Something’s different
The European Court of Justice recently offered judgment on a case involving Cypriot claimants against European Union institutions for losses suffered due to the forced bank restructure mentioned earlier. Because actions related to the Cyprus bailout were handled by the ESM, so far there was an irremovable jurisdictional barrier to anyone who wanted to complain in a legal action about the involvement of the EU. The ECJ, for the first time however said that the tasks allocated to the Commission by the ESM Treaty oblige it to ensure that MoUs concluded by the ESM are consistent with EU law. The consequence is that the European Commission should refrain from signing MoUs whose consistency with EU law is in doubt.
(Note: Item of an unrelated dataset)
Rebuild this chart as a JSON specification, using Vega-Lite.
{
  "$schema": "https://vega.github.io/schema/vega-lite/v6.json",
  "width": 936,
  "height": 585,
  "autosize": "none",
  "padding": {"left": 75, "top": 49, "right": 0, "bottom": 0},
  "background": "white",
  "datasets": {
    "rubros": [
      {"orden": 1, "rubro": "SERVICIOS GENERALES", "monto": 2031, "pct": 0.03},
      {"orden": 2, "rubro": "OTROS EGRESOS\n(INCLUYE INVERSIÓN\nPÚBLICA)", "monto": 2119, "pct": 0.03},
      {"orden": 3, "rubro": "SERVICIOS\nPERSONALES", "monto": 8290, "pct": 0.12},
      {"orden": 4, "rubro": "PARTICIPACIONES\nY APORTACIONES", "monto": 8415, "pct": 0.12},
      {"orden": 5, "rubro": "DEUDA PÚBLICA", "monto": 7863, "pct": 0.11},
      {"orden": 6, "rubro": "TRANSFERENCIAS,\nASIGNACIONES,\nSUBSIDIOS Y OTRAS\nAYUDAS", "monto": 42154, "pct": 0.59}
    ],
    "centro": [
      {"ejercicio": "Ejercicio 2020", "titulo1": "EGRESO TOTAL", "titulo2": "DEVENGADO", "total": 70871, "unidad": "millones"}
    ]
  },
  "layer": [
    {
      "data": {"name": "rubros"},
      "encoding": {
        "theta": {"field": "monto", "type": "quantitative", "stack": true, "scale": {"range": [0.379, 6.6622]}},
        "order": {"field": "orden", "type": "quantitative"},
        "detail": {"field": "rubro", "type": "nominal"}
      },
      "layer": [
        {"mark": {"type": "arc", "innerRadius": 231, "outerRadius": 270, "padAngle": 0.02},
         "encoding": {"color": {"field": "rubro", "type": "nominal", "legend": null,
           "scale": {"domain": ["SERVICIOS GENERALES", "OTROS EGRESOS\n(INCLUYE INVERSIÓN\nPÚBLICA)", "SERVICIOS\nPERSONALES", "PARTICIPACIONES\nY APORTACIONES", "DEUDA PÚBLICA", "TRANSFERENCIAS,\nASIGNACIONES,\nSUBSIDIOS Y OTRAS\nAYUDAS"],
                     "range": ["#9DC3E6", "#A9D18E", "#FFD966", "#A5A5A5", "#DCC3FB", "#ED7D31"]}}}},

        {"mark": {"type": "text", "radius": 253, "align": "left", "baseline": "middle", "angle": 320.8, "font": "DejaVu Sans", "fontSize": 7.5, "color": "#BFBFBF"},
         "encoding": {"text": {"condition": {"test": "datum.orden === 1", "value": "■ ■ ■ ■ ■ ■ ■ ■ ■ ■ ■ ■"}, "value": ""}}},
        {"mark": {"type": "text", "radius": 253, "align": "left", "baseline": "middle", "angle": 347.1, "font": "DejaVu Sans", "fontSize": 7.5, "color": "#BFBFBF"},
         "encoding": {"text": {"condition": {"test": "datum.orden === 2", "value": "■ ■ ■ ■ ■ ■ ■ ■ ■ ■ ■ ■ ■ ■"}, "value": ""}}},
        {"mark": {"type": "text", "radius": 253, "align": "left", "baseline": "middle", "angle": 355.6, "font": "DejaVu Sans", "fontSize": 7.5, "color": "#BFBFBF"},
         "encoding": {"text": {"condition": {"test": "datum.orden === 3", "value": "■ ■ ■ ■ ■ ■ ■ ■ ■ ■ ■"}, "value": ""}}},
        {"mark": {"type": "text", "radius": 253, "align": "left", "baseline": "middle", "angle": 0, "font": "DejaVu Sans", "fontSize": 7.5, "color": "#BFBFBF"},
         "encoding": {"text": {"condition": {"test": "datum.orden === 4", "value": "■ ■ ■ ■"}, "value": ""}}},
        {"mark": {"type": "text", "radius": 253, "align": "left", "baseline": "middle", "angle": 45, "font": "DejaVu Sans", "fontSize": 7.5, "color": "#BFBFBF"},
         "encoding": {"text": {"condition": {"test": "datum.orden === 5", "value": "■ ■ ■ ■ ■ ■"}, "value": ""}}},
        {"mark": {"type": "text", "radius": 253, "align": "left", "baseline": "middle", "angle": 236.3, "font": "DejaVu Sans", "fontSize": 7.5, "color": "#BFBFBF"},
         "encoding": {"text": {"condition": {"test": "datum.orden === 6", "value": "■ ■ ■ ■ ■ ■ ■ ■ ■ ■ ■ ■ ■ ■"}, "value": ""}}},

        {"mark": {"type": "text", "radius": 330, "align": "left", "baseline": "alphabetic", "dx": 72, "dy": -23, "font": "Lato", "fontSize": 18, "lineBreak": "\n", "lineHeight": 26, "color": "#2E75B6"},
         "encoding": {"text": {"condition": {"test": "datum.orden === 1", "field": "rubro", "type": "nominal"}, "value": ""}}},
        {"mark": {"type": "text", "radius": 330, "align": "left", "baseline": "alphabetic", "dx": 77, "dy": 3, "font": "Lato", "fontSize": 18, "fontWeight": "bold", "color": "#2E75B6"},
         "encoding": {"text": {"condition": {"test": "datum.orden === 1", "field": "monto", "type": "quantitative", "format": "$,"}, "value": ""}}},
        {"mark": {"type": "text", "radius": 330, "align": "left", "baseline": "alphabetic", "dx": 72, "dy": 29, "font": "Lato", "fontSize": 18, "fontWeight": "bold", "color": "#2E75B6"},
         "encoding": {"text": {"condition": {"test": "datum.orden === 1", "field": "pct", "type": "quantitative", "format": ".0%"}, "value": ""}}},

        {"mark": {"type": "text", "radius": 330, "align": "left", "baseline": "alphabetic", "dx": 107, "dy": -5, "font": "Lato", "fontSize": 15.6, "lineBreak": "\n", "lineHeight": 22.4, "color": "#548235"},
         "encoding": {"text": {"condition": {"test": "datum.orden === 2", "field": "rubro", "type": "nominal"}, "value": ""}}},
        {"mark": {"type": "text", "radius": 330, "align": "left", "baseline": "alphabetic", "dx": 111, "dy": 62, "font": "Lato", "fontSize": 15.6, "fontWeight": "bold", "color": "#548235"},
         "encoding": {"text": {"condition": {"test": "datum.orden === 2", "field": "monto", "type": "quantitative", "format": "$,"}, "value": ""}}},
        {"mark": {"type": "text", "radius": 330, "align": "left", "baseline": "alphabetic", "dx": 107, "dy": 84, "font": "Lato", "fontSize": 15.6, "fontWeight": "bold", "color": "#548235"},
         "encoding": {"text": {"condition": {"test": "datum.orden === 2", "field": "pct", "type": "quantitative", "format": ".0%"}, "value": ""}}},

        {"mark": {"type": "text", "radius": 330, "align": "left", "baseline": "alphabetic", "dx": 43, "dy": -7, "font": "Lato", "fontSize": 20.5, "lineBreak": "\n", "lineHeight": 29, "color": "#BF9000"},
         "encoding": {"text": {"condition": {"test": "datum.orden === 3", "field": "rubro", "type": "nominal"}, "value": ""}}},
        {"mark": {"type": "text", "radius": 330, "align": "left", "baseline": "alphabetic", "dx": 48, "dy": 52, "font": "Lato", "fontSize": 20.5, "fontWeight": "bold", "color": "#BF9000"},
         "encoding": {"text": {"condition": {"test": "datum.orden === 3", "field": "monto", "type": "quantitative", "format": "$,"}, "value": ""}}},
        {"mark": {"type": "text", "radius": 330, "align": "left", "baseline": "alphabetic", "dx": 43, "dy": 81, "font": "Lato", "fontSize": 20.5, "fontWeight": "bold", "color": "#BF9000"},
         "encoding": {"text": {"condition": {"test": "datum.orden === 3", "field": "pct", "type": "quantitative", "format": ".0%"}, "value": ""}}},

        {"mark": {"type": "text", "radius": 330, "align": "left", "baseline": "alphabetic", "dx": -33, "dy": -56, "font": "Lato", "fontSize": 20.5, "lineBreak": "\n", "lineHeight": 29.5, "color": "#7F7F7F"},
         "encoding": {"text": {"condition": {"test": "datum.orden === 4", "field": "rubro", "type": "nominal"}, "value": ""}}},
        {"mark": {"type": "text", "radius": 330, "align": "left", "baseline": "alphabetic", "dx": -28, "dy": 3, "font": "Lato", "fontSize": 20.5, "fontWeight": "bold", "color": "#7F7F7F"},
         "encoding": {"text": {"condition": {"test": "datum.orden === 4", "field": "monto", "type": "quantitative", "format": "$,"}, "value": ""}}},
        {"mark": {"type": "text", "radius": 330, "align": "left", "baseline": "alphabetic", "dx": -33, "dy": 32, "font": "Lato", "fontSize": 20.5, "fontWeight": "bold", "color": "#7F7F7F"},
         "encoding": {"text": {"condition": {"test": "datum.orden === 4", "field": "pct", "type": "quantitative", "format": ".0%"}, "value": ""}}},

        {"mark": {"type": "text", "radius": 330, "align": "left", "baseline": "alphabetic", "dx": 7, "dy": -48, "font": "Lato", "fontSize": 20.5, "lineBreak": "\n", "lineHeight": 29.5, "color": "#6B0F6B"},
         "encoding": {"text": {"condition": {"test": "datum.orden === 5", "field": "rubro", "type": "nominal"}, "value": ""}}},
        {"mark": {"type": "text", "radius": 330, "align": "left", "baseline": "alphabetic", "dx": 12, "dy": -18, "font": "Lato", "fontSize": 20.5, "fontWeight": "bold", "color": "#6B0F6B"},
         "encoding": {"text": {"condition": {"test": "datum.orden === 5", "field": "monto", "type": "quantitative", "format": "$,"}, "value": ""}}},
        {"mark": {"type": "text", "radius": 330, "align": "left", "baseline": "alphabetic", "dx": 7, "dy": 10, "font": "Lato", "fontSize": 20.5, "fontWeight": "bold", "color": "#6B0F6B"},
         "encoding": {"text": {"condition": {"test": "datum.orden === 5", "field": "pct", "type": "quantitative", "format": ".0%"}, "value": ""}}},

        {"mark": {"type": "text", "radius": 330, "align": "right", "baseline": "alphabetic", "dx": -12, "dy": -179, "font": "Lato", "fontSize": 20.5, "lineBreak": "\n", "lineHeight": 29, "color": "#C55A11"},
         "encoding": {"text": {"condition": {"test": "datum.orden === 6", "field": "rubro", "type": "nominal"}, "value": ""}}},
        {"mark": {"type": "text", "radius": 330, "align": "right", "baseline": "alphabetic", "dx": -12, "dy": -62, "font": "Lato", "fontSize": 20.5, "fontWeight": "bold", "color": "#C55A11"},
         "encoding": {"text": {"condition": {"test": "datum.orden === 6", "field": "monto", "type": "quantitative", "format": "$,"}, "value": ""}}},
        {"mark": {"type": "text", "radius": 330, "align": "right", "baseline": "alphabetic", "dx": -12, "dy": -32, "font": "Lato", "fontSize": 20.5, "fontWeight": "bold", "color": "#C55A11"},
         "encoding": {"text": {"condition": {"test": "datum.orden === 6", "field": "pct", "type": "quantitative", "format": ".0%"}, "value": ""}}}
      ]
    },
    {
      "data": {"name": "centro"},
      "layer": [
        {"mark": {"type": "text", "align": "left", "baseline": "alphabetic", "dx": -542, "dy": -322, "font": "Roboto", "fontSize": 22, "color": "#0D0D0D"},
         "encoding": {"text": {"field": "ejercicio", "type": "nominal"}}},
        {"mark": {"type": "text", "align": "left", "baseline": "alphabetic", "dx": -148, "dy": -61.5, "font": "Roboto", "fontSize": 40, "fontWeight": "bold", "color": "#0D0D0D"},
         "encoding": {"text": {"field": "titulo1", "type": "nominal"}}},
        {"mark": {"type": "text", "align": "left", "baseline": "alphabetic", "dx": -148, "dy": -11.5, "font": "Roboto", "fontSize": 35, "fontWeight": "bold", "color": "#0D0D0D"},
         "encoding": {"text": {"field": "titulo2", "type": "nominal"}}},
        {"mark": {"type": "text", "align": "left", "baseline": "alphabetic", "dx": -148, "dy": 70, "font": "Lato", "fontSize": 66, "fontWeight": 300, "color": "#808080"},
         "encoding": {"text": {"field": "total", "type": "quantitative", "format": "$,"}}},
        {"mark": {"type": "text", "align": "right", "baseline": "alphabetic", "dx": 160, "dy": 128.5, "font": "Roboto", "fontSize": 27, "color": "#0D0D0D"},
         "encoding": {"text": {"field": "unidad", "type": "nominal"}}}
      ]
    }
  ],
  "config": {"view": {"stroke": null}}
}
Suddenly the jurisdictional barrier disappeared.
 
Shall everyone run to the courts then?
Not quite yet. The court did not decide that the Cypriot MoU was illegal and ordered no compensation for Cypriot investors. The measures taken in Cyprus were judged as necessary and proportionate in the circumstances. Nonetheless, recent jurisprudence is significant as it breaks down the barrier between European institutions and international-treaty based structures that have sprang up to deal with the needs of euro-area crisis response. This opens the door to legal challenges to the bailout programmes of the EFSF/ESM offering an avenue to a plethora of claimants to unpick the questionable legal underpinnings of conditionality and austerity policies. There are a lot more claims challenging austerity and its consequences over and beyond property deprivation. Lawyers all over the European South are open for business.